Please retype the data in full and exactly; the pictures are not part of the copy.
+++ SOURCE DATA +++
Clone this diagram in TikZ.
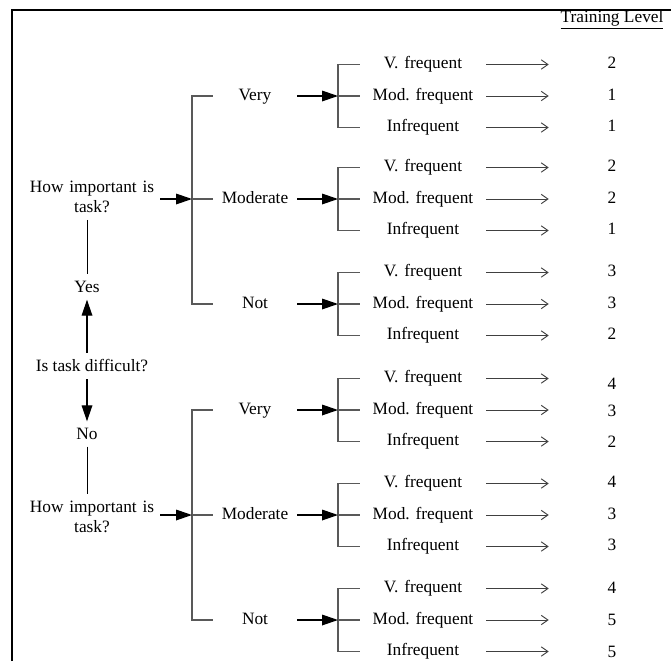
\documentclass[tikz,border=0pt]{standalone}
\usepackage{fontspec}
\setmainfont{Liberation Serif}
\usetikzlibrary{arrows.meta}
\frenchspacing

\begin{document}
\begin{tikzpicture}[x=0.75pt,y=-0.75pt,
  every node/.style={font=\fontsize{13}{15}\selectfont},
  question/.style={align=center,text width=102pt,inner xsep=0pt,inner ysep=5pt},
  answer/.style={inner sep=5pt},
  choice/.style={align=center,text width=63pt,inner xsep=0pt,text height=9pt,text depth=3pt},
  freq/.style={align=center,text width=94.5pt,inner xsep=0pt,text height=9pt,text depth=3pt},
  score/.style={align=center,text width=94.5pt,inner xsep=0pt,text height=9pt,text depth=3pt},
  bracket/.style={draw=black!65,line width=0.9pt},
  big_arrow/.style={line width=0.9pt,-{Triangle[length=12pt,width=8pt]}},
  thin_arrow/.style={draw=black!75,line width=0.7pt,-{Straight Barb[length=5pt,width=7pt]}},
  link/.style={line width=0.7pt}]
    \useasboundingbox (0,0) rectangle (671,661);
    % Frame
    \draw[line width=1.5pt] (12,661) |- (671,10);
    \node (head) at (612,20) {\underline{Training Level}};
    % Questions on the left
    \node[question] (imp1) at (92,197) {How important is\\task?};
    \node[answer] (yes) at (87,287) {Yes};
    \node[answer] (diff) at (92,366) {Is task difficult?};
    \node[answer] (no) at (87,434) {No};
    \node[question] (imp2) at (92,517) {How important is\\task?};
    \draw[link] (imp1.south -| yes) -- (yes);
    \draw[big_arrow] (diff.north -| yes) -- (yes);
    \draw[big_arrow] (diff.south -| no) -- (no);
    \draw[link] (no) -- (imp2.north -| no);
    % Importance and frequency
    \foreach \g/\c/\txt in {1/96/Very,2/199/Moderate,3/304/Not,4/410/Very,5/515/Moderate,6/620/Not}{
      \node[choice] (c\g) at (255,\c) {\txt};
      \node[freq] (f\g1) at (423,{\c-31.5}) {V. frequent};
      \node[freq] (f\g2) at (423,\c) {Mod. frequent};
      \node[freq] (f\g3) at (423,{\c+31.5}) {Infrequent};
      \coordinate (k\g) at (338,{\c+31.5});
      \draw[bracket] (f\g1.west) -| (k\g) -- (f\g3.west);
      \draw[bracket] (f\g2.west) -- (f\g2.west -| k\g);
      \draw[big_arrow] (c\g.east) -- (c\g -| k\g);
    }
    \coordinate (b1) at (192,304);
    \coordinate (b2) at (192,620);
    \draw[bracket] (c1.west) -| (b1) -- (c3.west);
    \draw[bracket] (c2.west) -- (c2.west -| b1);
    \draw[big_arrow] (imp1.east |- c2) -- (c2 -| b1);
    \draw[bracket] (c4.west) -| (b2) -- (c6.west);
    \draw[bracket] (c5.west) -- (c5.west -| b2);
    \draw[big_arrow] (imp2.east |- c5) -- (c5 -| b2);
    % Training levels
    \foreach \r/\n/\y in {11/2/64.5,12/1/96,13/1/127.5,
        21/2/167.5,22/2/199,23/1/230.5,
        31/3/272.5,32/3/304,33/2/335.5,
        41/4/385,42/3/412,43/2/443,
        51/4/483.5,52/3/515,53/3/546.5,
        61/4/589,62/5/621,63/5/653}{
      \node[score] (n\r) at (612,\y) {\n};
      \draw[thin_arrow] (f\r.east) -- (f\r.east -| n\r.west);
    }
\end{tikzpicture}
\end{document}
+++
_SOLUTION TO THE PROBLEM:_
Clone this diagram in TikZ.
\documentclass[tikz,border=0pt]{standalone}
\usepackage{fontspec}
\setmainfont{Liberation Serif}
\usetikzlibrary{arrows.meta}
\frenchspacing

\begin{document}
\begin{tikzpicture}[x=0.75pt,y=-0.75pt,
  every node/.style={font=\fontsize{13}{15}\selectfont},
  question/.style={align=center,text width=102pt,inner xsep=0pt,inner ysep=5pt},
  answer/.style={inner sep=5pt},
  choice/.style={align=center,text width=63pt,inner xsep=0pt,text height=9pt,text depth=3pt},
  freq/.style={align=center,text width=94.5pt,inner xsep=0pt,text height=9pt,text depth=3pt},
  score/.style={align=center,text width=94.5pt,inner xsep=0pt,text height=9pt,text depth=3pt},
  bracket/.style={draw=black!65,line width=0.9pt},
  big_arrow/.style={line width=0.9pt,-{Triangle[length=12pt,width=8pt]}},
  thin_arrow/.style={draw=black!75,line width=0.7pt,-{Straight Barb[length=5pt,width=7pt]}},
  link/.style={line width=0.7pt}]
    \useasboundingbox (0,0) rectangle (671,661);
    % Frame
    \draw[line width=1.5pt] (12,661) |- (671,10);
    \node (head) at (612,20) {\underline{Training Level}};
    % Questions on the left
    \node[question] (imp1) at (92,197) {How important is\\task?};
    \node[answer] (yes) at (87,287) {Yes};
    \node[answer] (diff) at (92,366) {Is task difficult?};
    \node[answer] (no) at (87,434) {No};
    \node[question] (imp2) at (92,517) {How important is\\task?};
    \draw[link] (imp1.south -| yes) -- (yes);
    \draw[big_arrow] (diff.north -| yes) -- (yes);
    \draw[big_arrow] (diff.south -| no) -- (no);
    \draw[link] (no) -- (imp2.north -| no);
    % Importance and frequency
    \foreach \g/\c/\txt in {1/96/Very,2/199/Moderate,3/304/Not,4/410/Very,5/515/Moderate,6/620/Not}{
      \node[choice] (c\g) at (255,\c) {\txt};
      \node[freq] (f\g1) at (423,{\c-31.5}) {V. frequent};
      \node[freq] (f\g2) at (423,\c) {Mod. frequent};
      \node[freq] (f\g3) at (423,{\c+31.5}) {Infrequent};
      \coordinate (k\g) at (338,{\c+31.5});
      \draw[bracket] (f\g1.west) -| (k\g) -- (f\g3.west);
      \draw[bracket] (f\g2.west) -- (f\g2.west -| k\g);
      \draw[big_arrow] (c\g.east) -- (c\g -| k\g);
    }
    \coordinate (b1) at (192,304);
    \coordinate (b2) at (192,620);
    \draw[bracket] (c1.west) -| (b1) -- (c3.west);
    \draw[bracket] (c2.west) -- (c2.west -| b1);
    \draw[big_arrow] (imp1.east |- c2) -- (c2 -| b1);
    \draw[bracket] (c4.west) -| (b2) -- (c6.west);
    \draw[bracket] (c5.west) -- (c5.west -| b2);
    \draw[big_arrow] (imp2.east |- c5) -- (c5 -| b2);
    % Training levels
    \foreach \r/\n/\y in {11/2/64.5,12/1/96,13/1/127.5,
        21/2/167.5,22/2/199,23/1/230.5,
        31/3/272.5,32/3/304,33/2/335.5,
        41/4/385,42/3/412,43/2/443,
        51/4/483.5,52/3/515,53/3/546.5,
        61/4/589,62/5/621,63/5/653}{
      \node[score] (n\r) at (612,\y) {\n};
      \draw[thin_arrow] (f\r.east) -- (f\r.east -| n\r.west);
    }
\end{tikzpicture}
\end{document}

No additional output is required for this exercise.